● **TASK INSTRUCTIONS**: Return only the lines from the top of the data down to the one that holds "var yellowPat = stripe(false, '#ffd640', '#fff09a');", both included, without any pictures.

═══ DATA RECORDS ═══

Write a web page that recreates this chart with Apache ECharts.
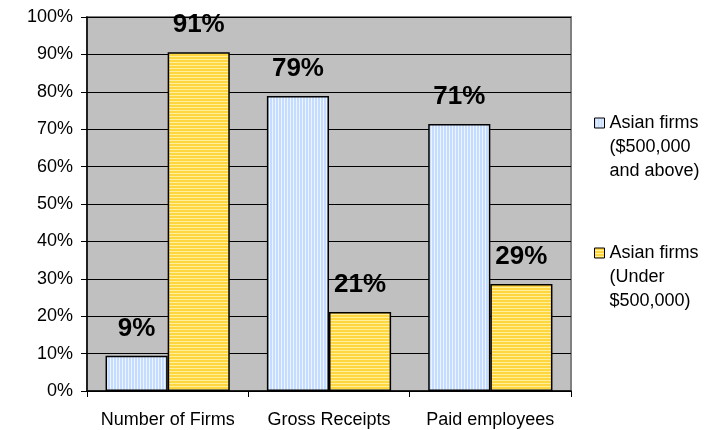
<!DOCTYPE html>
<html>
<head>
<meta charset="utf-8">
<script src="https://cdn.jsdelivr.net/npm/echarts@6/dist/echarts.min.js"></script>
<style>
html,body{margin:0;padding:0;background:#fff;}
#chart{width:725px;height:430px;}
</style>
</head>
<body>
<div id="chart"></div>
<script>
var categories = ['Number of Firms', 'Gross Receipts', 'Paid employees'];
var seriesNames = ['Asian firms\n($500,000\nand above)', 'Asian firms\n(Under\n$500,000)'];
var above500k = [9.4, 78.9, 71.4];
var under500k = [90.6, 21.1, 28.6];
var yTicks = [0, 10, 20, 30, 40, 50, 60, 70, 80, 90, 100];

function stripe(vertical, c1, c2) {
  var cv = document.createElement('canvas');
  cv.width = 3; cv.height = 3;
  var ctx = cv.getContext('2d');
  ctx.fillStyle = c1; ctx.fillRect(0, 0, 3, 3);
  ctx.fillStyle = c2;
  if (vertical) ctx.fillRect(2, 0, 1, 3); else ctx.fillRect(0, 2, 3, 1);
  return { image: cv, repeat: 'repeat' };
}
var bluePat = stripe(true, '#c4dcff', '#eef5ff');
var yellowPat = stripe(false, '#ffd640', '#fff09a');

var font = '"Liberation Sans", Arial, sans-serif';
var chart = echarts.init(document.getElementById('chart'), null, {renderer: 'canvas'});
var labelCfg = {
  show: true, position: 'top', distance: 14,
  fontFamily: font, fontWeight: 'bold', fontSize: 26, color: '#000',
  formatter: function (p) { return Math.round(p.value) + '%'; }
};
chart.setOption({
  animation: false,
  grid: {
    left: 87, top: 17, width: 484, height: 374,
    show: true, backgroundColor: '#c0c0c0', borderColor: '#808080', borderWidth: 2
  },
  legend: {
    orient: 'vertical', left: 589, top: 58,
    icon: 'rect',
    itemWidth: 10, itemHeight: 10, itemGap: 10,
    data: seriesNames,
    formatter: function (n) { return ' \n \n' + n; },
    textStyle: { fontFamily: font, fontSize: 18, color: '#000', lineHeight: 24 },
    itemStyle: { borderColor: '#000', borderWidth: 1 }
  },
  xAxis: {
    type: 'category', data: categories,
    axisLine: { lineStyle: { color: '#000', width: 1.5 } },
    axisTick: { show: true, length: 6, lineStyle: { color: '#000' } },
    axisLabel: { fontFamily: font, fontSize: 18, color: '#000', margin: 20, interval: 0, hideOverlap: false }
  },
  yAxis: {
    type: 'value', min: 0, max: 100, interval: 10,
    axisLine: { show: true, lineStyle: { color: '#000', width: 1.5 } },
    axisTick: { show: true, length: 6, lineStyle: { color: '#000' } },
    splitLine: { lineStyle: { color: '#000', width: 1 } },
    axisLabel: {
      fontFamily: font, fontSize: 18, color: '#000', margin: 14,
      formatter: function (v) { return yTicks.indexOf(v) >= 0 ? v + '%' : ''; }
    }
  },
  series: [
    {
      name: seriesNames[0], type: 'bar', data: above500k,
      barGap: '0%', barCategoryGap: '23%',
      itemStyle: { color: bluePat, borderColor: '#000', borderWidth: 1.5 },
      label: labelCfg
    },
    {
      name: seriesNames[1], type: 'bar', data: under500k,
      barGap: '0%', barCategoryGap: '23%',
      itemStyle: { color: yellowPat, borderColor: '#000', borderWidth: 1.5 },
      label: labelCfg
    }
  ]
});
</script>
</body>
</html>
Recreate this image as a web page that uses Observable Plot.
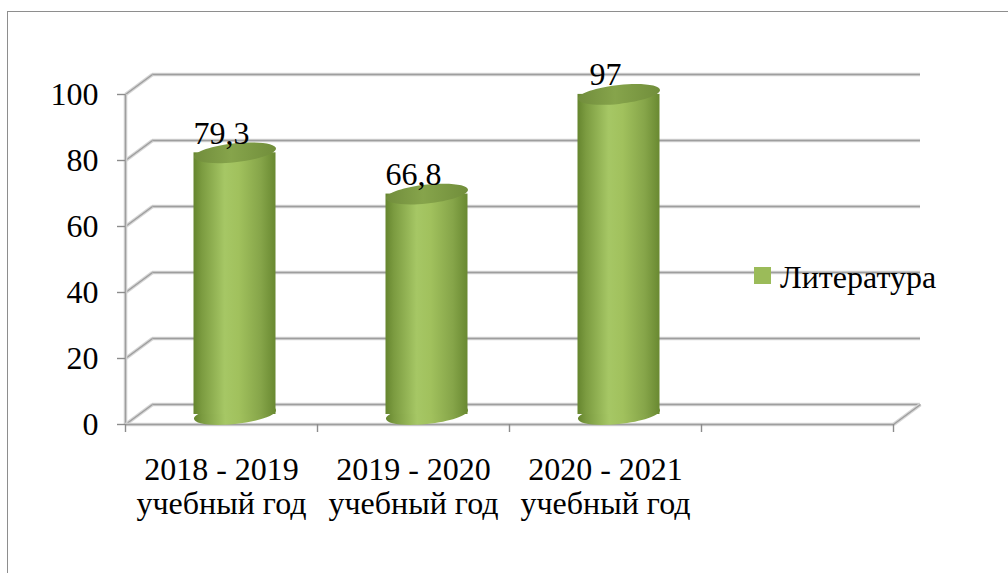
<!DOCTYPE html>
<html>
<head>
<meta charset="utf-8">
<script src="https://cdn.jsdelivr.net/npm/d3@7"></script>
<script src="https://cdn.jsdelivr.net/npm/@observablehq/plot@0.6"></script>
<style>
  html, body { margin: 0; padding: 0; background: #fff; overflow: hidden; width: 1008px; height: 573px; }
  #wrap { position: relative; width: 1008px; height: 573px; }
  #border { position: absolute; left: 7px; top: 11px; width: 1300px; height: 900px; border: 1.4px solid #8e8e8e; box-sizing: border-box; }
  #chart { position: absolute; left: 0; top: 0; }
  #legend { position: absolute; left: 754px; top: 261px; font-size: 32px; line-height: 1; white-space: nowrap; color: #000; }
  #legend .sw { position: absolute; left: 0; top: 6px; width: 17px; height: 17px; background: #9bbb59; }
  #legend .lb { position: absolute; left: 26px; top: 0; }
</style>
</head>
<body>
<div id="wrap">
  <div id="border"></div>
  <div id="chart"></div>
  <div id="legend" style="font-family:'Liberation Serif',serif"><span class="sw"></span><span class="lb" id="legendLabel" style="font-family:'Liberation Serif',serif"></span></div>
</div>
<script>
// ---- data ----
const categories = ["2018 - 2019\nучебный год", "2019 - 2020\nучебный год", "2020 - 2021\nучебный год", ""];
const values = [79.3, 66.8, 97];
const valueLabels = ["79,3", "66,8", "97"];
const yTicks = [0, 20, 40, 60, 80, 100];
const seriesName = "Литература";

const rows = values.map((v, i) => ({slot: i, cat: categories[i], value: v, label: valueLabels[i]}));

// ---- 3D styling ----
const DX = 27, DY = -20;       // depth offset of the back wall
const M = -0.105;              // perspective tilt of cylinder faces
const RX = 41, RY = 9.5;       // cylinder face radii (px)
const FONT = "'Liberation Serif', serif";
const FS = 32;

function shearedEllipse(rx, ry, m) {
  const k = 0.5522847498;
  const P = (x, y) => [x, y + m * x];
  const segs = [
    [[rx, k * ry], [k * rx, ry], [0, ry]],
    [[-k * rx, ry], [-rx, k * ry], [-rx, 0]],
    [[-rx, -k * ry], [-k * rx, -ry], [0, -ry]],
    [[k * rx, -ry], [rx, -k * ry], [rx, 0]]
  ];
  return {
    draw(ctx) {
      ctx.moveTo(...P(rx, 0));
      for (const [a, b, c] of segs) ctx.bezierCurveTo(...P(...a), ...P(...b), ...P(...c));
      ctx.closePath();
    }
  };
}
const ellipse = shearedEllipse(RX, RY, M);
const diagonal = {draw(ctx) { ctx.moveTo(0, 0); ctx.lineTo(DX, DY); }};

const shadowed = (make) => [
  make({stroke: "#d6d6d6", strokeWidth: 3.6}),
  make({stroke: "#9e9e9e", strokeWidth: 1.4})
];

const plot = Plot.plot({
  width: 1008,
  height: 573,
  marginLeft: 125,
  marginRight: 115,
  marginTop: 94,
  marginBottom: 149,
  style: `font-family: ${FONT}; font-size: ${FS}px; background: transparent; color: #000; overflow: visible;`,
  x: {type: "linear", domain: [0, categories.length]},
  y: {domain: [0, 100]},
  marks: [
    // back wall gridlines
    ...shadowed(s => Plot.ruleY(yTicks, {y: d => d, dx: DX, dy: DY, ...s})),
    // side wall diagonals
    ...shadowed(s => Plot.dot(yTicks, {y: d => d, frameAnchor: "left", symbol: diagonal, fill: "none", ...s})),
    // floor right diagonal
    ...shadowed(s => Plot.dot([0], {y: d => d, frameAnchor: "right", symbol: diagonal, fill: "none", ...s})),
    // front axis line and floor front edge
    ...shadowed(s => Plot.ruleX([0], s)),
    ...shadowed(s => Plot.ruleY([0], s)),
    Plot.axisY({ticks: yTicks, tickSize: 8, tickPadding: 19, fontSize: FS, fontFamily: FONT, stroke: "#8c8c8c", strokeWidth: 1.4, label: null}),
    Plot.axisX({ticks: d3.range(categories.length + 1), tickSize: 8, tickFormat: () => "", stroke: "#8c8c8c", strokeWidth: 1.4, label: null}),
    Plot.text(categories, {x: (d, i) => i + 0.5, frameAnchor: "bottom", text: d => d, lineAnchor: "top", dy: 31, fontSize: FS, fontFamily: FONT, lineHeight: 1.06, fill: "#000"}),
    // cylinders
    Plot.dot(rows, {x: d => d.slot + 0.5, y: 0, dx: DX / 2, dy: DY / 2, symbol: ellipse, fill: "url(#cylBody)"}),
    Plot.rect(rows, {x1: "slot", x2: d => d.slot + 1, y1: 0, y2: "value", insetLeft: 55, insetRight: 55, dx: DX / 2, dy: DY / 2, fill: "url(#cylBody)", ariaLabel: "cylinder-body"}),
    Plot.dot(rows, {x: d => d.slot + 0.5, y: "value", dx: DX / 2, dy: DY / 2, symbol: ellipse, fill: "url(#cylTop)"}),
    // value labels
    Plot.text(rows, {x: d => d.slot + 0.5, y: "value", text: "label", lineAnchor: "bottom", dy: -19, fontSize: FS, fontFamily: FONT, fill: "#000"})
  ]
});

// gradients
const defs = d3.select(plot).insert("defs", ":first-child");
function grad(id, stops) {
  const g = defs.append("linearGradient").attr("id", id)
    .attr("x1", 0).attr("y1", 0).attr("x2", 1).attr("y2", 0);
  for (const [o, c] of stops) g.append("stop").attr("offset", o).attr("stop-color", c);
}
grad("cylBody", [[0, "#65852e"], [0.1, "#7b9b40"], [0.38, "#a6c765"], [0.55, "#a1c15d"], [0.82, "#86a549"], [1, "#698931"]]);
grad("cylTop", [[0, "#718d3c"], [0.45, "#86a44b"], [1, "#718e3b"]]);

// tilt the cylinder bodies to follow the face ellipses
d3.select(plot).selectAll('g[aria-label="cylinder-body"] rect').each(function () {
  const x = +this.getAttribute("x"), w = +this.getAttribute("width");
  const cx = x + w / 2;
  this.setAttribute("transform", `matrix(1 ${M} 0 1 0 ${-M * cx})`);
});

document.getElementById("chart").appendChild(plot);
document.getElementById("legendLabel").textContent = seriesName;
</script>
</body>
</html>
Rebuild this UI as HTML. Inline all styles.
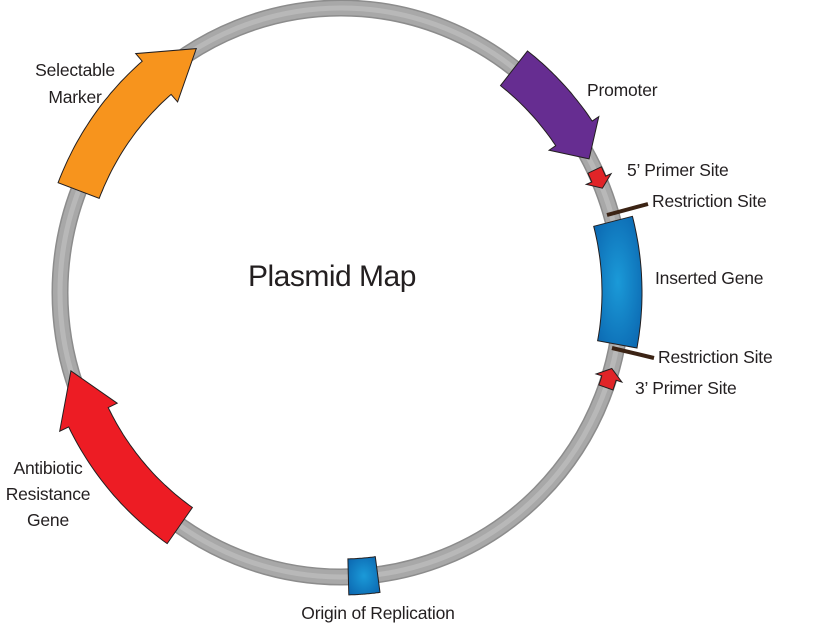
<!DOCTYPE html>
<html><head><meta charset="utf-8"><style>
html,body{margin:0;padding:0;background:#fff;width:837px;height:626px;overflow:hidden}
svg{position:absolute;left:0;top:0}
text{font-family:"Liberation Sans",sans-serif;font-size:17.5px;fill:#231f20;letter-spacing:-0.2px}
</style></head><body>
<svg id="s" width="837" height="626" viewBox="0 0 837 626">
<defs>
<radialGradient id="blue" cx="0.5" cy="0.5" r="0.7"><stop offset="0" stop-color="#1b9ad8"/><stop offset="1" stop-color="#0a63ad"/></radialGradient>
</defs>
<ellipse cx="341" cy="292.5" rx="281" ry="284.5" fill="none" stroke="#8c8c8c" stroke-width="17"/>
<ellipse cx="341" cy="292.5" rx="281" ry="284.5" fill="none" stroke="#a8a8a8" stroke-width="14"/>
<ellipse cx="341" cy="292.5" rx="281" ry="284.5" fill="none" stroke="#b8b8b8" stroke-width="5"/>
<g id="g"></g>
<line x1="607" y1="215" x2="648" y2="204" stroke="#3b2314" stroke-width="4"/>
<line x1="612" y1="348" x2="654" y2="358" stroke="#3b2314" stroke-width="4"/>
<text x="248" y="286" style="font-size:30px;letter-spacing:-0.5px">Plasmid Map</text>
<text x="75" y="76" text-anchor="middle">Selectable</text>
<text x="75" y="103" text-anchor="middle">Marker</text>
<text x="587" y="96">Promoter</text>
<text x="627" y="176">5’ Primer Site</text>
<text x="652" y="207">Restriction Site</text>
<text x="655" y="284">Inserted Gene</text>
<text x="658" y="363">Restriction Site</text>
<text x="635" y="394">3’ Primer Site</text>
<text x="48" y="474" text-anchor="middle">Antibiotic</text>
<text x="48" y="500" text-anchor="middle">Resistance</text>
<text x="48" y="526" text-anchor="middle">Gene</text>
<text x="378" y="619" text-anchor="middle">Origin of Replication</text>
</svg>
<script>
var cx=341,cy=292.5,rx=281,ry=284.5,D=Math.PI/180;
function P(t,o){return [(cx+(rx+o)*Math.sin(t*D)).toFixed(1),(cy-(ry+o)*Math.cos(t*D)).toFixed(1)].join(',');}
function arc(a,b,o){var n=30,r=[];for(var i=0;i<=n;i++)r.push(P(a+(b-a)*i/n,o));return r;}
function arrow(t1,th,tt,w,e,fill){
 var h=w/2,pts=[];
 pts=pts.concat(arc(t1,th,h));pts.push(P(th,h+e));pts.push(P(tt,0));pts.push(P(th,-h-e));
 pts=pts.concat(arc(th,t1,-h));
 add('<polygon points="'+pts.join(' ')+'" fill="'+fill+'" stroke="#231f20" stroke-width="1"/>');
}
function band(a,b,w,fill){var h=w/2;var pts=arc(a,b,h).concat(arc(b,a,-h));
 add('<polygon points="'+pts.join(' ')+'" fill="'+fill+'" stroke="#231f20" stroke-width="1"/>');}
var html='';function add(s){html+=s;}
arrow(38,56,62,44,8,'#662d91');
arrow(291,319,329,44,10,'#f7941d');
arrow(215,244,254,44,10,'#ed1c24');
arrow(64.5,66.5,68.5,15,6,'#e02428');
arrow(109.5,107.5,105.5,15,6,'#e02428');
band(75.5,100.5,40,'url(#blue)');
band(172.5,178.5,36,'url(#blue)');
document.getElementById('g').innerHTML=html;
</script>
</body></html>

═══

● **FULL OUTPUT**:
Write a web page that recreates this chart with Apache ECharts.
<!DOCTYPE html>
<html>
<head>
<meta charset="utf-8">
<script src="https://cdn.jsdelivr.net/npm/echarts@6/dist/echarts.min.js"></script>
<style>
html,body{margin:0;padding:0;background:#fff;}
#chart{width:725px;height:430px;}
</style>
</head>
<body>
<div id="chart"></div>
<script>
var categories = ['Number of Firms', 'Gross Receipts', 'Paid employees'];
var seriesNames = ['Asian firms\n($500,000\nand above)', 'Asian firms\n(Under\n$500,000)'];
var above500k = [9.4, 78.9, 71.4];
var under500k = [90.6, 21.1, 28.6];
var yTicks = [0, 10, 20, 30, 40, 50, 60, 70, 80, 90, 100];

function stripe(vertical, c1, c2) {
  var cv = document.createElement('canvas');
  cv.width = 3; cv.height = 3;
  var ctx = cv.getContext('2d');
  ctx.fillStyle = c1; ctx.fillRect(0, 0, 3, 3);
  ctx.fillStyle = c2;
  if (vertical) ctx.fillRect(2, 0, 1, 3); else ctx.fillRect(0, 2, 3, 1);
  return { image: cv, repeat: 'repeat' };
}
var bluePat = stripe(true, '#c4dcff', '#eef5ff');
var yellowPat = stripe(false, '#ffd640', '#fff09a');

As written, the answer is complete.